- EXERCISE INSTRUCTIONS
In the records below, find each line with the word "image" and copy it.

- DATASET CONTENT
************

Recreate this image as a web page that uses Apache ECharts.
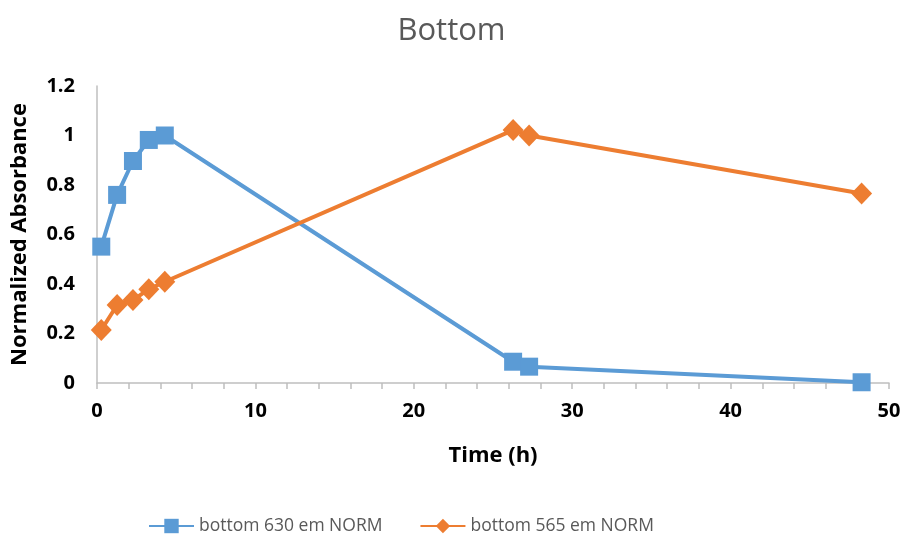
<!DOCTYPE html>
<html>
<head>
<meta charset="utf-8">
<script src="https://cdn.jsdelivr.net/npm/echarts@6/dist/echarts.min.js"></script>
<style>
  html, body { margin: 0; padding: 0; background: #fff; }
  #chart { width: 903px; height: 536px; }
</style>
</head>
<body>
<div id="chart"></div>
<script>
// Sampling times (h) and normalized absorbance readings
const timeHours = [0.27, 1.27, 2.27, 3.27, 4.28, 26.27, 27.28, 48.27];
const norm630 = [0.551, 0.76, 0.897, 0.982, 1.0, 0.086, 0.066, 0.003];
const norm565 = [0.214, 0.315, 0.335, 0.379, 0.409, 1.022, 1.0, 0.766];
const seriesNames = ['bottom 630 em NORM', 'bottom 565 em NORM'];

const pairs = (xs, ys) => xs.map((x, i) => [x, ys[i]]);

const chart = echarts.init(document.getElementById('chart'));
const font = "'Open Sans', 'Liberation Sans', sans-serif";
const axisGray = '#BFBFBF';

chart.setOption({
  animation: false,
  title: {
    text: 'Bottom',
    left: 'center',
    top: 11,
    textStyle: { fontFamily: font, fontSize: 31, fontWeight: 'normal', color: '#595959' }
  },
  legend: {
    top: 512,
    left: 143,
    itemGap: 37,
    itemWidth: 45,
    itemHeight: 18,
    textStyle: { fontFamily: font, fontSize: 17.5, color: '#595959' },
    data: seriesNames
  },
  grid: { left: 97, right: 14, top: 86, bottom: 153, containLabel: false, outerBoundsMode: 'none' },
  xAxis: [
    {
      type: 'value',
      min: 0, max: 50, interval: 10,
      name: 'Time (h)',
      nameLocation: 'middle',
      nameGap: 62,
      nameTextStyle: { fontFamily: font, fontSize: 22, fontWeight: 'bold', color: '#000' },
      axisLine: { lineStyle: { color: axisGray, width: 1.5 } },
      axisTick: { show: true, inside: false, length: 6, lineStyle: { color: axisGray, width: 1.5 } },
      splitLine: { show: false },
      axisLabel: { fontFamily: font, fontSize: 20, fontWeight: 'bold', color: '#000', margin: 18 }
    },
    {
      // minor tick marks every 2 h
      type: 'value',
      position: 'bottom',
      min: 0, max: 50, interval: 2,
      axisLine: { show: false },
      axisTick: { show: true, inside: false, length: 6, lineStyle: { color: axisGray, width: 1.5 } },
      axisLabel: { show: false },
      splitLine: { show: false }
    }
  ],
  yAxis: {
    type: 'value',
    min: 0, max: 1.2, interval: 0.2,
    name: 'Normalized Absorbance',
    nameLocation: 'middle',
    nameGap: 66,
    nameRotate: 90,
    nameTextStyle: { fontFamily: font, fontSize: 22, fontWeight: 'bold', color: '#000' },
    axisLine: { show: true, lineStyle: { color: axisGray, width: 1.5 } },
    axisTick: { show: false },
    splitLine: { show: false },
    axisLabel: { fontFamily: font, fontSize: 20, fontWeight: 'bold', color: '#000', margin: 22 }
  },
  series: [
    {
      name: seriesNames[0],
      type: 'line',
      data: pairs(timeHours, norm630),
      symbol: 'rect',
      symbolSize: 18,
      color: '#5B9BD5',
      lineStyle: { width: 4, color: '#5B9BD5' },
      itemStyle: { color: '#5B9BD5' }
    },
    {
      name: seriesNames[1],
      type: 'line',
      data: pairs(timeHours, norm565),
      symbol: 'diamond',
      symbolSize: [21, 22],
      color: '#ED7D31',
      lineStyle: { width: 4, color: '#ED7D31' },
      itemStyle: { color: '#ED7D31' }
    }
  ]
});
</script>
</body>
</html>
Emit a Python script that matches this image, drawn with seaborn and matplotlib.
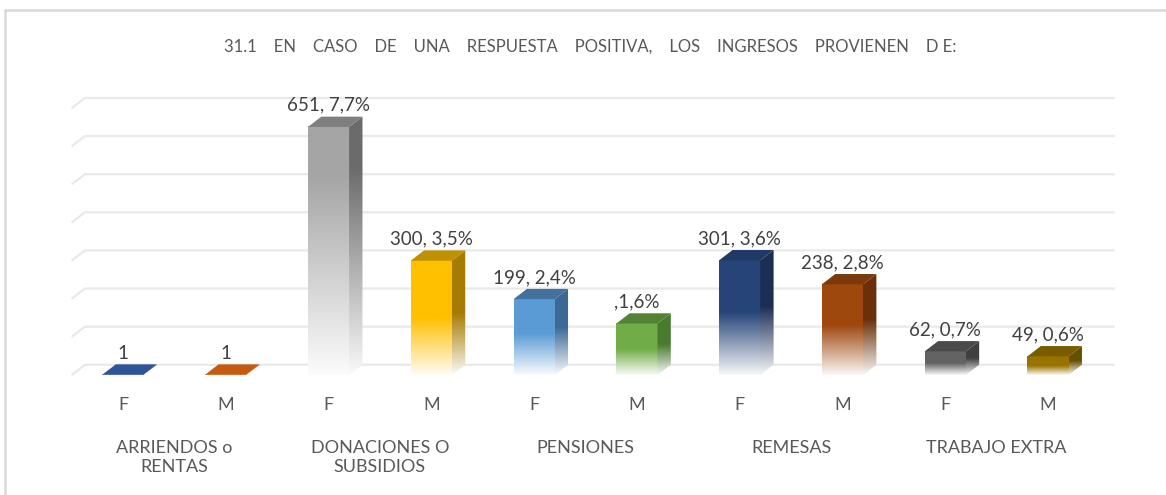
import numpy as np
import pandas as pd
import seaborn as sns
from matplotlib import pyplot as plt
from matplotlib.patches import Polygon
from matplotlib.lines import Line2D
from matplotlib.colors import to_rgb

# datos del grafico
groups = ['ARRIENDOS o\nRENTAS', 'DONACIONES O\nSUBSIDIOS', 'PENSIONES', 'REMESAS', 'TRABAJO EXTRA']
sexes = ['F', 'M']
values = [1, 1, 651, 300, 199, 135, 301, 238, 62, 49]
labels = ['1', '1', '651, 7,7%', '300, 3,5%', '199, 2,4%', ',1,6%',
          '301, 3,6%', '238, 2,8%', '62, 0,7%', '49, 0,6%']
title = '31.1    EN    CASO    DE    UNA    RESPUESTA    POSITIVA,    LOS    INGRESOS    PROVIENEN    D E:'

# colores (frente, lateral, tapa)
front_colors = ['#4472C4', '#ED7D31', '#A5A5A5', '#FFC000', '#5B9BD5',
                '#70AD47', '#264478', '#9E480E', '#636363', '#997300']
side_colors = ['#2F5597', '#A9531A', '#6B6B6B', '#A67C00', '#3C6996',
               '#4A7A2E', '#1B2F55', '#6B300A', '#404040', '#665000']
top_colors = ['#2F5597', '#C55A11', '#7F7F7F', '#BF9000', '#41719C',
              '#548235', '#203A66', '#7A3A0C', '#4A4A4A', '#7A5C00']
fade = [0.5, 0.5, 0.8, 0.5, 0.55, 0.5, 0.55, 0.55, 0.5, 0.5]

DX, DY = 0.13, 27


def gradient(color, frac, n=256):
    c = np.array(to_rgb(color))
    t = np.linspace(0, 1, n)
    mix = np.clip((t - (1 - frac)) / frac, 0, 1) * 0.96
    rgb = c[None, :] * (1 - mix[:, None]) + mix[:, None]
    return rgb[:, None, :]


sns.set_style('white')
plt.rcParams['font.family'] = ['Lato', 'DejaVu Sans']

df = pd.DataFrame({
    'bar': [g + '|' + s for g in groups for s in sexes],
    'value': values,
})

fig = plt.figure(figsize=(11.66, 4.95), dpi=100)
ax = fig.add_axes([0.0614, 0.2424, 0.8815, 0.5851])
sns.barplot(data=df, x='bar', y='value', hue='bar', palette=front_colors,
            width=0.4, legend=False, errorbar=None, ax=ax)

# lineas de cuadricula en el plano del fondo
for v in range(0, 701, 100):
    ax.plot([-0.5, -0.5 + DX, 9.65], [v, v + DY, v + DY], color='#e9e9e9',
            lw=1.6, zorder=1, clip_on=False, solid_capstyle='butt')

for i, p in enumerate(ax.patches):
    x0, w, h = p.get_x(), p.get_width(), p.get_height()
    p.set_visible(False)
    ax.imshow(gradient(front_colors[i], fade[i]), extent=[x0, x0 + w, 0, h],
              aspect='auto', zorder=4, interpolation='bilinear')
    side = Polygon([(x0 + w, 0), (x0 + w + DX, DY), (x0 + w + DX, h + DY), (x0 + w, h)],
                   closed=True, facecolor='none', edgecolor='none')
    ax.add_patch(side)
    img = ax.imshow(gradient(side_colors[i], fade[i]), extent=[x0 + w, x0 + w + DX, 0, h + DY],
                    aspect='auto', zorder=4, interpolation='bilinear')
    img.set_clip_path(side)
    ax.add_patch(Polygon([(x0, h), (x0 + DX, h + DY), (x0 + w + DX, h + DY), (x0 + w, h)],
                         closed=True, facecolor=top_colors[i], edgecolor='none', zorder=5))
    ax.annotate(labels[i], xy=(x0 + w / 2, h + DY), xytext=(0, 2), textcoords='offset points',
                ha='center', va='bottom', fontsize=13.5, color='#404040', zorder=6)

ax.set_xlim(-0.5, 9.5)
ax.set_ylim(0, 760)
ax.set_xticks(range(len(values)))
ax.set_xticklabels([s for g in groups for s in sexes], fontsize=13, color='#595959')
ax.tick_params(axis='x', length=0, pad=16)
ax.set_yticks([])
ax.set_xlabel('')
ax.set_ylabel('')
sns.despine(ax=ax, left=True, bottom=True)

for k, g in enumerate(groups):
    ax.annotate(g, xy=(2 * k + 0.5, 0), xycoords=('data', 'axes fraction'),
                xytext=(0, -47), textcoords='offset points', ha='center', va='top',
                fontsize=13, color='#595959', linespacing=1.2)

fig.text(590 / 1166, 1 - 47 / 495, title, ha='center', va='center',
         fontsize=12, color='#595959')

# marco del grafico
fig.add_artist(Line2D([5 / 1166, 5 / 1166], [0, 1 - 10 / 495], color='#d9d9d9', lw=1.8))
fig.add_artist(Line2D([5 / 1166, 1], [1 - 10 / 495, 1 - 10 / 495], color='#d9d9d9', lw=1.8))

plt.savefig('out.png', dpi=100, facecolor='white')
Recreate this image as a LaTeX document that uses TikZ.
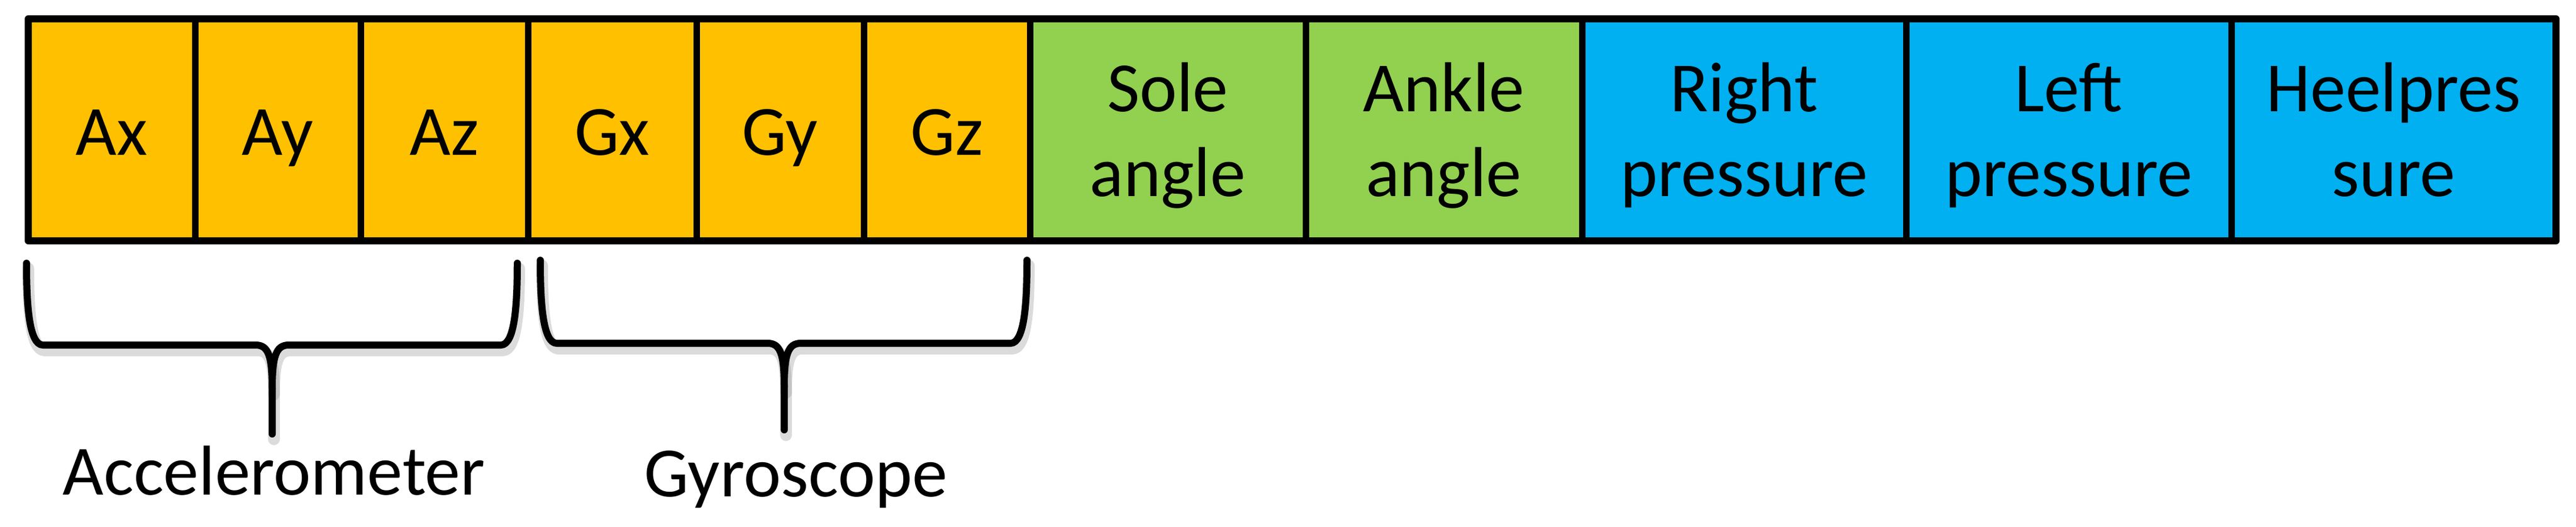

************

- RESULT BELOW
Recreate this image as a web page that uses Apache ECharts.
Emit a Python script that matches this image, drawn with seaborn and matplotlib.
Recreate this image as a LaTeX document that uses TikZ.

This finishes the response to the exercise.